My tenant is late on rent and using Christmas as an excuse, what can I do?
Whilst you have to speak with them about this issue, do not bombard your tenant continually via phone or email demanding payment, and definitely don’t turn up at the property unannounced. Frustratingly, despite your tenant breaking the terms of your legal a legal agreement, the law is on their side - your property is their home, and if you are deemed to be harassing them for your money this can reflect very badly on you.
When you do make contact, ensure that any communication you do have them is recorded. Try and communicate over email if possible so you have written verification of what was said and when. If a phone call is made, note down the time and date, and what was said during the call immediately. Should the case ever progress to a legal situation, it’s important to have these records.
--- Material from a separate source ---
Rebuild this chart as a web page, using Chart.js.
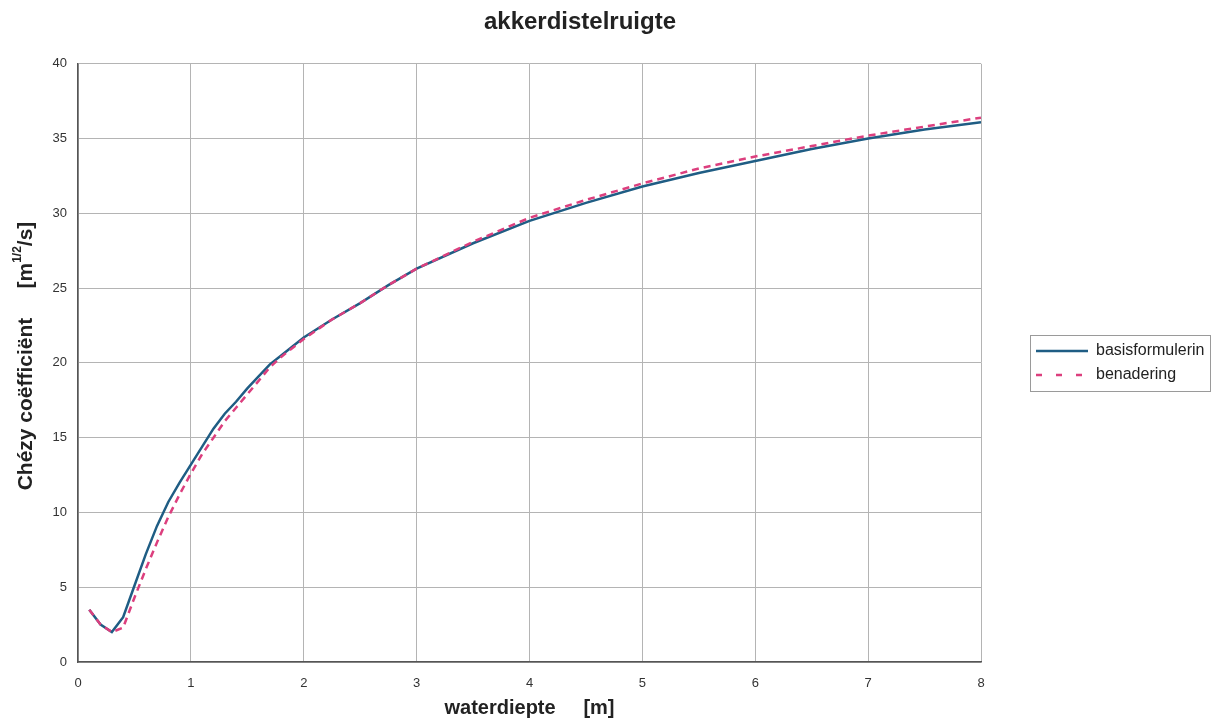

Accept that if your tenant is finding it hard to come up the money for rent one month, this situation may take time to resolve and there is a possibility that the money may never be forthcoming –after all, trying to get money out of someone who simply doesn’t have it is an impossible task. Plan to have a contingency plan in place for if your tenant ever lets you down with rent. You don’t want your cash flow to be affected because theirs is.
If the couple of days at Christmas turns into a couple of months into new year, you can take action. You can issue a Section 21 Notice of Possession', which is a legal eviction notice that you give to your tenant to regain possession of your property.